The speed of microelectronic chips is increasing every year. This speed can mainly be attributed to the shrinking dimensions of each component of the chip. As these dimensions decrease, the percentage of surface area increases, which gives rise to some unique properties. One such property is that the same material can be two to five times stronger in its thin film form than in its bulk form. Due to this difference, it is necessary that we develop testing methods that can accurately measure these properties in thin films.

Currently, there are various methods to measure thin film mechanical properties; however, most of these techniques either fail to provide the fundamental data needed or require very complex processing and testing techniques. Therefore, we have developed a microbeam bending technique as a simple method for studying the necessary mechanical properties of thin films.

A silicon beam, which is fixed at one end, is fabricated using standard semiconductor processing techniques. The beam has dimensions on the order of tens of microns, and a copper film is deposited onto it. This bi-layer beam is then deflected using a nanoindenter, which can very accurately apply load and displacement. This machine can measure loads and displacements on the order of micro-Newtons of force, and tenths of nanometers of displacement. This would be like measuring the force exerted on your palm by an object 1000 times lighter than a feather, and measuring a displacement which is 100,000 times smaller than a human hair. We then use the deflection data to calculate the strength of the film.

Microbeam bending in itself is not a new technique. Our method is very similar to previous studies, except that we use triangular-shaped beams instead of the standard rectangular-shaped beams. The advantage of the triangular beam is that due to its geometry, the entire surface of the beam deforms the same amount, unlike the rectangular geometry where most of the deformation occurs at the fixed end. Deformation is typically defined as a change in a material’s shape (not to be confused with deflection, which is the amount of displacement from a fixed point). The changing width of the triangular beam allows for the deformation to be uniformly distributed over the surface. This uniform deformation allows us to accurately extract the film properties, as well as produce more consistent results.

With this testing technique we can determine how processing parameters affect the mechanical response of the films. Specifically, the semiconductor industry is interested in how thermal cycles, passivating layers, and film thickness affect the strength of the film.

Chips can heat up hundreds of degrees during operation and then cool down to room temperature when not in use. This heating and cooling is known as thermal cycling, and these cycles can cause the internal structure, or microstructure, of the film to change. Generally, changing the microstructure can greatly influence how the film behaves. We can use our beam-bending technique to determine the extent of this change by heating the sample and measuring how the room temperature strength evolves with the changing microstructure. For instance, our results show that copper films that have been thermally cycled are weaker than as-deposited films.

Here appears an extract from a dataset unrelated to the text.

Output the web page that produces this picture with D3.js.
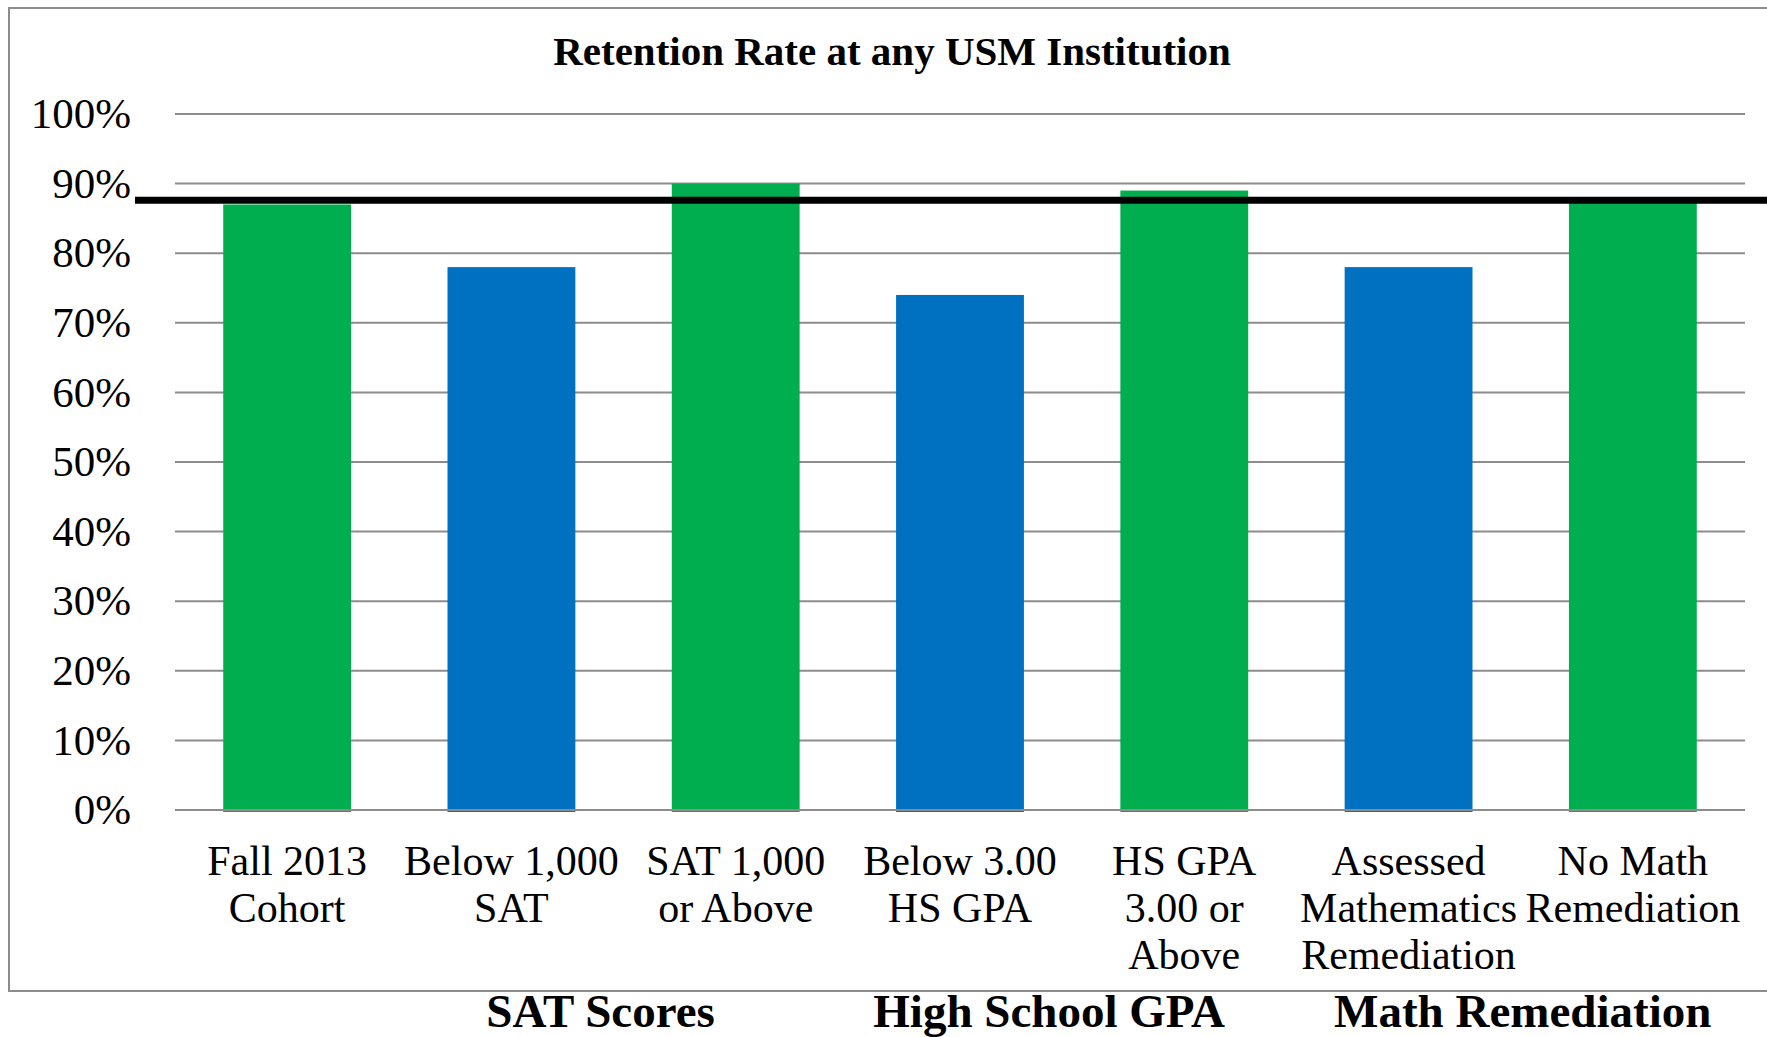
<!DOCTYPE html>
<html>
<head>
<meta charset="utf-8">
<script src="https://cdn.jsdelivr.net/npm/d3@7.9.0/dist/d3.min.js"></script>
<style>
  body { margin: 0; background: #fff; }
  svg { display: block; font-family: "Liberation Serif", "Times New Roman", serif; }
</style>
</head>
<body>
<svg id="chart"></svg>
<script>
const categories = [
  ['Fall 2013', 'Cohort'],
  ['Below 1,000', 'SAT'],
  ['SAT 1,000', 'or Above'],
  ['Below 3.00', 'HS GPA'],
  ['HS GPA', '3.00 or', 'Above'],
  ['Assessed', 'Mathematics', 'Remediation'],
  ['No Math', 'Remediation']
];
const rates = [87, 78, 90, 74, 89, 78, 88];
const barColors = ['#00ae4f', '#0070c0', '#00ae4f', '#0070c0', '#00ae4f', '#0070c0', '#00ae4f'];
const groupLabels = ['SAT Scores', 'High School GPA', 'Math Remediation'];
const groupSpans = [[1, 2], [3, 4], [5, 6]];
const cohortLine = 87.6;
const yTicks = [0, 10, 20, 30, 40, 50, 60, 70, 80, 90, 100];

const width = 1767;
const height = 1037;
const margin = { top: 114, right: 22, bottom: 227, left: 175 };

const svg = d3.select('#chart')
  .attr('width', width)
  .attr('height', height);

// outer frame (runs off the right edge like the original)
svg.append('rect')
  .attr('x', 9)
  .attr('y', 8)
  .attr('width', width + 20)
  .attr('height', 983)
  .attr('fill', 'none')
  .attr('stroke', '#8c8c8c')
  .attr('stroke-width', 2);

const x = d3.scaleBand()
  .domain(d3.range(rates.length))
  .range([margin.left, width - margin.right])
  .paddingInner(0.43)
  .paddingOuter(0.215);

const y = d3.scaleLinear()
  .domain([0, 100])
  .range([height - margin.bottom, margin.top]);

// gridlines
svg.append('g')
  .selectAll('line')
  .data(yTicks.filter(d => d > 0))
  .join('line')
    .attr('x1', margin.left)
    .attr('x2', width - margin.right)
    .attr('y1', d => y(d))
    .attr('y2', d => y(d))
    .attr('stroke', '#8c8c8c')
    .attr('stroke-width', 2);

// y tick labels
svg.append('g')
  .selectAll('text')
  .data(yTicks)
  .join('text')
    .attr('x', 131)
    .attr('y', d => y(d))
    .attr('dy', '0.33em')
    .attr('text-anchor', 'end')
    .attr('font-size', 43)
    .attr('fill', '#000')
    .text(d => d + '%');

// bars
svg.append('g')
  .selectAll('rect')
  .data(rates)
  .join('rect')
    .attr('x', (d, i) => x(i))
    .attr('y', d => y(d))
    .attr('width', x.bandwidth())
    .attr('height', d => y(0) - y(d) + 2)
    .attr('fill', (d, i) => barColors[i]);

// baseline on top of bars
svg.append('line')
  .attr('x1', margin.left)
  .attr('x2', width - margin.right)
  .attr('y1', y(0))
  .attr('y2', y(0))
  .attr('stroke', '#8c8c8c')
  .attr('stroke-width', 2);

// cohort reference line
svg.append('line')
  .attr('x1', 135)
  .attr('x2', width)
  .attr('y1', y(cohortLine))
  .attr('y2', y(cohortLine))
  .attr('stroke', '#000')
  .attr('stroke-width', 7);

// category labels
const catLabels = svg.append('g')
  .selectAll('text')
  .data(categories)
  .join('text')
    .attr('x', (d, i) => x(i) + x.bandwidth() / 2)
    .attr('y', y(0) + 65)
    .attr('text-anchor', 'middle')
    .attr('font-size', 42)
    .attr('fill', '#000');

catLabels.each(function(lines, i) {
  const t = d3.select(this);
  lines.forEach((line, j) => {
    t.append('tspan')
      .attr('x', x(i) + x.bandwidth() / 2)
      .attr('dy', j === 0 ? 0 : 47)
      .text(line);
  });
});

// group labels below the frame, nudged a bit like the original text boxes
const groupNudge = [-23, -23, 2];
svg.append('g')
  .selectAll('text')
  .data(groupLabels)
  .join('text')
    .attr('x', (d, i) => (x(groupSpans[i][0]) + x(groupSpans[i][1]) + x.bandwidth()) / 2 + groupNudge[i])
    .attr('y', 1027)
    .attr('text-anchor', 'middle')
    .attr('font-size', 47)
    .attr('font-weight', 'bold')
    .attr('fill', '#000')
    .text(d => d);

// title
svg.append('text')
  .attr('x', 892)
  .attr('y', 65)
  .attr('text-anchor', 'middle')
  .attr('font-size', 41)
  .attr('font-weight', 'bold')
  .attr('fill', '#000')
  .text('Retention Rate at any USM Institution');
</script>
</body>
</html>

Passivating layers have become an increasingly important issue in the semiconductor industry. Copper, which is now replacing aluminum as the new interconnect metal, readily reacts with air to form an oxide. Unfortunately, unlike aluminum, which forms a very protective oxide, copper's oxide allows oxygen to continue to penetrate and react, especially at the higher temperatures experienced during chip operation. Excess amounts of reacted copper can greatly reduce the speed of the chip. Therefore, a protective passivating layer is deposited on top of the copper, which will not only serve to protect the copper from reacting, but also helps to strengthen the film. This amount of strengthening can be measured using our beam-bending technique.

As the dimensions of the chips continue to decrease, the films must become thinner. Typically, the strength of a film increases as the thickness decreases; however, the amount of strengthening and the mechanisms for strengthening are still not fully understood. Our technique can be used to determine the amount of strengthening and may provide some insight into possible mechanisms. By knowing the amount of strengthening and the mechanisms, chip manufacturers will have a better understanding of how materials behave.

This beam-bending technique is not only simple to use, but it provides data that may lead to a better understanding of how thin films deform. By understanding how different processing parameters affect the strength of the films, manufacturers will be able to better optimize their chip design.